▸ **Requirement**:
Return all entries word for word, but drop any images.

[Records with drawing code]
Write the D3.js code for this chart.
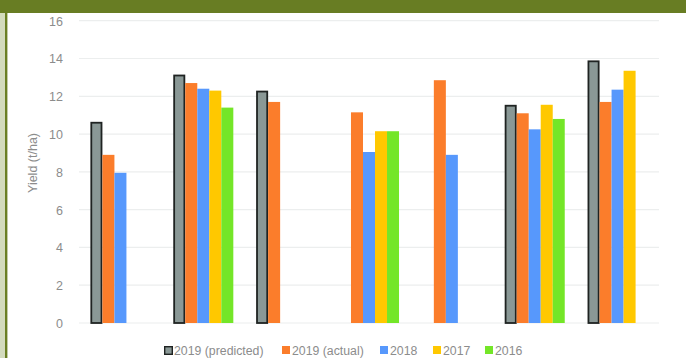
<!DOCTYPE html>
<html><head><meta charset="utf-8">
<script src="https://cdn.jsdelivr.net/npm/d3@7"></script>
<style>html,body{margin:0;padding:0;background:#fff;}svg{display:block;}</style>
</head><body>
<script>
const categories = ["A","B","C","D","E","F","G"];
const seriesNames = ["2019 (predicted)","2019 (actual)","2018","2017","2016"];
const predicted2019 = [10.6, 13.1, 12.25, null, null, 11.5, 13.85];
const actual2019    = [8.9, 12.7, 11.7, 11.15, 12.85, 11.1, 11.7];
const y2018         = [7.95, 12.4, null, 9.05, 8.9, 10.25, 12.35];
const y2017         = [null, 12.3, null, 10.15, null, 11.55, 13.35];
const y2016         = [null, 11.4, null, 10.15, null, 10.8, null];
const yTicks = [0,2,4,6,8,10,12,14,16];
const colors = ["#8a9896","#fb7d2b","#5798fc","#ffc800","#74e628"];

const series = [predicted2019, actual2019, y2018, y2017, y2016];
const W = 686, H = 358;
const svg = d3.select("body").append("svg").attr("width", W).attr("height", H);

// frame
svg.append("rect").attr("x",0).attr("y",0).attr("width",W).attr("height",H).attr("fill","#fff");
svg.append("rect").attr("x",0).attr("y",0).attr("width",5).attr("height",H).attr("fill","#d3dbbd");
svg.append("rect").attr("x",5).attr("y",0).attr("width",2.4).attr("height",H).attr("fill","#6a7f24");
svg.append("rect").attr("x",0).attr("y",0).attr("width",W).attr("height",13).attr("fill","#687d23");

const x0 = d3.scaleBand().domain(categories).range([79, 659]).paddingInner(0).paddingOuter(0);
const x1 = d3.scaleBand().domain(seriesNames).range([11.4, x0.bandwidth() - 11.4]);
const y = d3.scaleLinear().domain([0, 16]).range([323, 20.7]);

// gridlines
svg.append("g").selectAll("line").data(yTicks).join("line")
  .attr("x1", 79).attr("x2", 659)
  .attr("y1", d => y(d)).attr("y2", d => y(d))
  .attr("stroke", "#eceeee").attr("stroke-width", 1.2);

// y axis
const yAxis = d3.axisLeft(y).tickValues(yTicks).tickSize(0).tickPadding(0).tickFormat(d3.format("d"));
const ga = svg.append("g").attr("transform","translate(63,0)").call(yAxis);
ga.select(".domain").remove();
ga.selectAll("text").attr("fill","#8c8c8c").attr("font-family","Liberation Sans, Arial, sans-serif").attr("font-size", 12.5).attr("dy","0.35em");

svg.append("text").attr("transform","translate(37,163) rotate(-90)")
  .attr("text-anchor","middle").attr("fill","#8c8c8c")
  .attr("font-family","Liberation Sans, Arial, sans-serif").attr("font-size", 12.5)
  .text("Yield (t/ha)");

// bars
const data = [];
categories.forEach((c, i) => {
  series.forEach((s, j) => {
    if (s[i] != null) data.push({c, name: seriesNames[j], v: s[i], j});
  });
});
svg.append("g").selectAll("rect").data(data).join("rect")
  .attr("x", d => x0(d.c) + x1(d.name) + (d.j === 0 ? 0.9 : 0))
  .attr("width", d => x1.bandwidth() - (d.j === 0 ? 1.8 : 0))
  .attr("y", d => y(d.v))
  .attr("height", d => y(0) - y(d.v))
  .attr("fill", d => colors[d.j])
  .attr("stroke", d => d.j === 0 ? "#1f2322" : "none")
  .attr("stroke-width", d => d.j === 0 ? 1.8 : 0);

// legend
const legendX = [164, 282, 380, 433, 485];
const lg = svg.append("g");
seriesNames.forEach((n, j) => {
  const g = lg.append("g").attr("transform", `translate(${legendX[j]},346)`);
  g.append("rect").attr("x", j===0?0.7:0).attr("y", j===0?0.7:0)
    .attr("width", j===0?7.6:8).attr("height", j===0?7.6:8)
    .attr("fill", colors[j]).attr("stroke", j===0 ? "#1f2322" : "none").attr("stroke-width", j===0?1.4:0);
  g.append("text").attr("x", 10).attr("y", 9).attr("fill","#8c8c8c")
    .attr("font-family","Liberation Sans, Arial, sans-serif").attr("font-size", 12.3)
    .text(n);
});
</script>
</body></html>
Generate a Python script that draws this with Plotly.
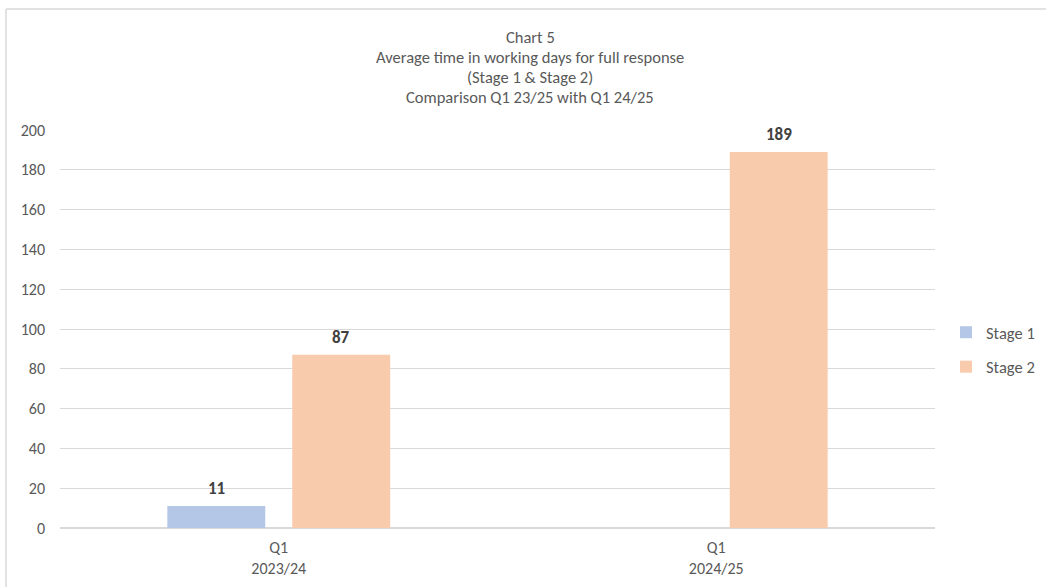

▸ **Solution for this problem**:
Write the D3.js code for this chart.
<!DOCTYPE html>
<html><head><meta charset="utf-8">
<script src="https://cdn.jsdelivr.net/npm/d3@7"></script>
<style>html,body{margin:0;padding:0;background:#fff;}svg{display:block;}</style>
</head><body>
<script>
const categories = ["A","B","C","D","E","F","G"];
const seriesNames = ["2019 (predicted)","2019 (actual)","2018","2017","2016"];
const predicted2019 = [10.6, 13.1, 12.25, null, null, 11.5, 13.85];
const actual2019    = [8.9, 12.7, 11.7, 11.15, 12.85, 11.1, 11.7];
const y2018         = [7.95, 12.4, null, 9.05, 8.9, 10.25, 12.35];
const y2017         = [null, 12.3, null, 10.15, null, 11.55, 13.35];
const y2016         = [null, 11.4, null, 10.15, null, 10.8, null];
const yTicks = [0,2,4,6,8,10,12,14,16];
const colors = ["#8a9896","#fb7d2b","#5798fc","#ffc800","#74e628"];

const series = [predicted2019, actual2019, y2018, y2017, y2016];
const W = 686, H = 358;
const svg = d3.select("body").append("svg").attr("width", W).attr("height", H);

// frame
svg.append("rect").attr("x",0).attr("y",0).attr("width",W).attr("height",H).attr("fill","#fff");
svg.append("rect").attr("x",0).attr("y",0).attr("width",5).attr("height",H).attr("fill","#d3dbbd");
svg.append("rect").attr("x",5).attr("y",0).attr("width",2.4).attr("height",H).attr("fill","#6a7f24");
svg.append("rect").attr("x",0).attr("y",0).attr("width",W).attr("height",13).attr("fill","#687d23");

const x0 = d3.scaleBand().domain(categories).range([79, 659]).paddingInner(0).paddingOuter(0);
const x1 = d3.scaleBand().domain(seriesNames).range([11.4, x0.bandwidth() - 11.4]);
const y = d3.scaleLinear().domain([0, 16]).range([323, 20.7]);

// gridlines
svg.append("g").selectAll("line").data(yTicks).join("line")
  .attr("x1", 79).attr("x2", 659)
  .attr("y1", d => y(d)).attr("y2", d => y(d))
  .attr("stroke", "#eceeee").attr("stroke-width", 1.2);

// y axis
const yAxis = d3.axisLeft(y).tickValues(yTicks).tickSize(0).tickPadding(0).tickFormat(d3.format("d"));
const ga = svg.append("g").attr("transform","translate(63,0)").call(yAxis);
ga.select(".domain").remove();
ga.selectAll("text").attr("fill","#8c8c8c").attr("font-family","Liberation Sans, Arial, sans-serif").attr("font-size", 12.5).attr("dy","0.35em");

svg.append("text").attr("transform","translate(37,163) rotate(-90)")
  .attr("text-anchor","middle").attr("fill","#8c8c8c")
  .attr("font-family","Liberation Sans, Arial, sans-serif").attr("font-size", 12.5)
  .text("Yield (t/ha)");

// bars
const data = [];
categories.forEach((c, i) => {
  series.forEach((s, j) => {
    if (s[i] != null) data.push({c, name: seriesNames[j], v: s[i], j});
  });
});
svg.append("g").selectAll("rect").data(data).join("rect")
  .attr("x", d => x0(d.c) + x1(d.name) + (d.j === 0 ? 0.9 : 0))
  .attr("width", d => x1.bandwidth() - (d.j === 0 ? 1.8 : 0))
  .attr("y", d => y(d.v))
  .attr("height", d => y(0) - y(d.v))
  .attr("fill", d => colors[d.j])
  .attr("stroke", d => d.j === 0 ? "#1f2322" : "none")
  .attr("stroke-width", d => d.j === 0 ? 1.8 : 0);

// legend
const legendX = [164, 282, 380, 433, 485];
const lg = svg.append("g");
seriesNames.forEach((n, j) => {
  const g = lg.append("g").attr("transform", `translate(${legendX[j]},346)`);
  g.append("rect").attr("x", j===0?0.7:0).attr("y", j===0?0.7:0)
    .attr("width", j===0?7.6:8).attr("height", j===0?7.6:8)
    .attr("fill", colors[j]).attr("stroke", j===0 ? "#1f2322" : "none").attr("stroke-width", j===0?1.4:0);
  g.append("text").attr("x", 10).attr("y", 9).attr("fill","#8c8c8c")
    .attr("font-family","Liberation Sans, Arial, sans-serif").attr("font-size", 12.3)
    .text(n);
});
</script>
</body></html>
Generate a Python script that draws this with Plotly.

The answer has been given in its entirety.